Large companies have a board and an IT group under the board looking at cybersecurity. They take it very seriously. They are scared to death of any brand damage. They are relatively focused, which is not the same as being well equipped. What I’ve found out over the last six months is that more and more small and mid-sized businesses are paying a lot more attention to cyber. When I open the newspaper, there’s not a day without a small story about a major cyber negative impact on a business. There was a recent cyberattack on a French hospital that sent them back to the Middle Ages – it lasted for months. Of course, SMBs taking cybersecurity seriously is an opportunity for us to help them with this threat.

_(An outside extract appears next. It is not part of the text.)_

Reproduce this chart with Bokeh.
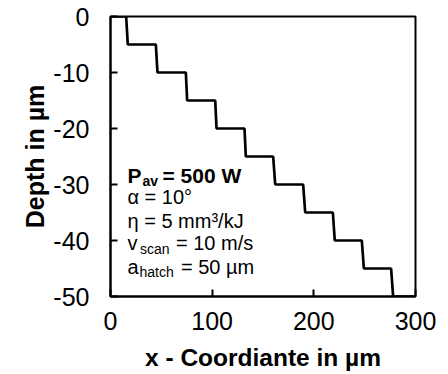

My feeling about cybersecurity is that it’s always chicken-and-egg. Remember when everybody had car alarms fitted and they were always going off and it was a nightmare, right? Then alarms grew more sophisticated. It’s the same thing with cybersecurity. The bad actors are leapfrogging the Big Tech experts, who then improve their solutions to prevent a cybersecurity breach.

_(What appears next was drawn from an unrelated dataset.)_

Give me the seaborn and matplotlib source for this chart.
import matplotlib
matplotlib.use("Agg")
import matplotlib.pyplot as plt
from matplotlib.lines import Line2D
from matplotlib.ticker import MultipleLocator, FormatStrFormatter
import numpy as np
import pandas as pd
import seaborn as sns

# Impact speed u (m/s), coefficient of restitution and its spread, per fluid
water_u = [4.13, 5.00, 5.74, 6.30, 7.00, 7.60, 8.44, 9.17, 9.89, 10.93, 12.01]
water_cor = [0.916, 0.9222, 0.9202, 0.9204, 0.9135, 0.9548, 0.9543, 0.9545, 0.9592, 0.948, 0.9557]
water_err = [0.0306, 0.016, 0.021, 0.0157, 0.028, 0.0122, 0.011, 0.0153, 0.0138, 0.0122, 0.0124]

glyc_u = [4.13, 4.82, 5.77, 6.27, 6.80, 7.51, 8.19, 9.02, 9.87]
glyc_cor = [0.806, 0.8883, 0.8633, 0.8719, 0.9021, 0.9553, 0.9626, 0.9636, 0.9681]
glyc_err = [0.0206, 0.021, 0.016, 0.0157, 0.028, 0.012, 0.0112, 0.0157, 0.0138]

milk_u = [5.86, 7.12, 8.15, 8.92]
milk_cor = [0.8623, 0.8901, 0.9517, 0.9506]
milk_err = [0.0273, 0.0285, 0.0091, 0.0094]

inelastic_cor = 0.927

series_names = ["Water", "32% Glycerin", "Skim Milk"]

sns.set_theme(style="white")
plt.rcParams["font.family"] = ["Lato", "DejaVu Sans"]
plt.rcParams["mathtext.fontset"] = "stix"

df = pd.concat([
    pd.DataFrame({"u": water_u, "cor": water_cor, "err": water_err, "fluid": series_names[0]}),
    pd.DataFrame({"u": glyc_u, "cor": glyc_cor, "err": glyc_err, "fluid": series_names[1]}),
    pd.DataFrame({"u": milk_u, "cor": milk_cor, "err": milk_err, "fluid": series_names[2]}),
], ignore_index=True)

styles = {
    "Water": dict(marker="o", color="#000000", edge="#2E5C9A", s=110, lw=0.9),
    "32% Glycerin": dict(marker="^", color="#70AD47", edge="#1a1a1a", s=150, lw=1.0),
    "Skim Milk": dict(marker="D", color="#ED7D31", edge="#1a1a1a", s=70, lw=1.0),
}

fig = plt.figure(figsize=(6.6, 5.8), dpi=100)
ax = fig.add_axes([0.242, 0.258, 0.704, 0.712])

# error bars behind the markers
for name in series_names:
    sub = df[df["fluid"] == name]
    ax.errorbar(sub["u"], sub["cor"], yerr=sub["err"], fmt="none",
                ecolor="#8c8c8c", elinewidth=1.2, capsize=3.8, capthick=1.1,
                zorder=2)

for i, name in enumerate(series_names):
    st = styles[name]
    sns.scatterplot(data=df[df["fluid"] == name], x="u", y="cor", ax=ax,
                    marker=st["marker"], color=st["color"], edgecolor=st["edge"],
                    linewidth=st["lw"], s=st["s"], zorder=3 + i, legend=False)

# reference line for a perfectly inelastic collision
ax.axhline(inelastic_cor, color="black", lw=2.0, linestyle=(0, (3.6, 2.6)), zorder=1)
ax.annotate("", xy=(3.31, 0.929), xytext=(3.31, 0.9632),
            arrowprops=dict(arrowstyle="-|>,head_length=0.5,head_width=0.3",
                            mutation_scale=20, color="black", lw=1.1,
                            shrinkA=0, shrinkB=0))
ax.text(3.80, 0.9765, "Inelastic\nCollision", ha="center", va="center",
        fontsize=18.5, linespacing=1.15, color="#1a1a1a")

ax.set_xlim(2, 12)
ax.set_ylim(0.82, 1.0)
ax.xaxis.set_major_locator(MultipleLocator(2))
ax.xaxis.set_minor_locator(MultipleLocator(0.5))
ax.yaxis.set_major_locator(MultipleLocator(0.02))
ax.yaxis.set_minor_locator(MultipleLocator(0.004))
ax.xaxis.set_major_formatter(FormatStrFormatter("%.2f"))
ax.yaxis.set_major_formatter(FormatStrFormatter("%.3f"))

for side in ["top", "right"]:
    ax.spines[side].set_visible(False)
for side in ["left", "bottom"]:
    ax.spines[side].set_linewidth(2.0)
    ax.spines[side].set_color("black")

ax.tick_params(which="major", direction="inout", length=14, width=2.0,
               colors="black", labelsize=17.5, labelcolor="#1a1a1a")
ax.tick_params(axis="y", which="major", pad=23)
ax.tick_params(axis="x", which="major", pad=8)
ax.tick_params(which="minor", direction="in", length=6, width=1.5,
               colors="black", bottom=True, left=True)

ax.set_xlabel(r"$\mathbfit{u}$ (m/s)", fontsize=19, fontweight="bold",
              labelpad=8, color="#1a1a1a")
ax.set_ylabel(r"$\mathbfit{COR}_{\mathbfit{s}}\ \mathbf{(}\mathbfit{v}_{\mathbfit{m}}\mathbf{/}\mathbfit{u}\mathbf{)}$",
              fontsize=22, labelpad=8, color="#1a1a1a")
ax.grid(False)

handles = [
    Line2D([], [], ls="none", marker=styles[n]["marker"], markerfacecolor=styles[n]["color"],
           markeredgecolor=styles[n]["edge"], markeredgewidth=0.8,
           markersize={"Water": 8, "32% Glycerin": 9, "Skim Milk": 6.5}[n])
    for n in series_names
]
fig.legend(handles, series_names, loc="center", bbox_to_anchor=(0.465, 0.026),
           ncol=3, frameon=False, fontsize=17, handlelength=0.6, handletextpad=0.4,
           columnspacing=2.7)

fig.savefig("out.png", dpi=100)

Is the war against cybercrime one which can ever be won. Or does the nature of the cybercrime was keep changing?
What I think is that it’s going to be a never-ending race. We will have to keep running. We will have to keep providing extremely sophisticated solutions to avoid the next disaster and the race will never stop. It’s not like you can quit running the marathon.
What trends are you seeing in cybersecurity when it comes to SMBs. Some smaller businesses will think, I’ve got antivirus software, that’s going to be enough.
I think SMBs are moving from what you just described, which is a kind of a transactional business. They’ve gone beyond buying a piece of software and thinking, I’m safe. I’ve bought software and ticked a box. They’re really moving on to the need for ongoing help, they need subject matter experts. They understand that configuring one piece of software from three years ago not going to keep them safe. They’re ready to pay for cyber because it’s expensive to add a consultant who can help them understand from where the threat can come. They understand they can’t do it on their own with a one-size-fits-all solution and they need subject matter experts.
What would you say to a head of IT for an SMB, who has to go to his boss and say, ‘Look, cyberattacks are evolving. We need to bring in outside experts but it’s going to be expensive.’ Many chief executives see cybersecurity as just a sunk cost. Like insurance, it doesn’t grow the business, so they’re resistant.
You need to go in to see your CEO and give them facts. “In our given industry, in the last six months, these three companies were all attacked, which cost them millions, and sometimes much more than that.” Sometimes total reputation death. I would go in with industry-specific, concrete examples of businesses which have faced a major security breach. Now we can find them unfortunately.
And then it’s a business discussion. It’s his responsibility to compromise. The CTO will have to make difficult decisions with trade-offs and on how best to use their budget. But cybersecurity should be on top of their list.
How much of Noventiq’s time is spent on education and educating staff? Do you think cybersecurity training should be made compulsory?
About 30-40 per cent of our time is spent on education and training with customers. The good news is that SMEs are acknowledging something is going on with cybersecurity. It used to be that we needed three hours to engage with SMEs to make them understand; now it’s an hour because they have a basic understanding.
I do believe cybersecurity should be mandatory. Most companies have compulsory training around compliance and ethics. But cybersecurity should be part of that, where each and every single employee should have a minimum level of understanding and knowhow. You need to kind of scale it and say any company above X number of employees should have compulsory training.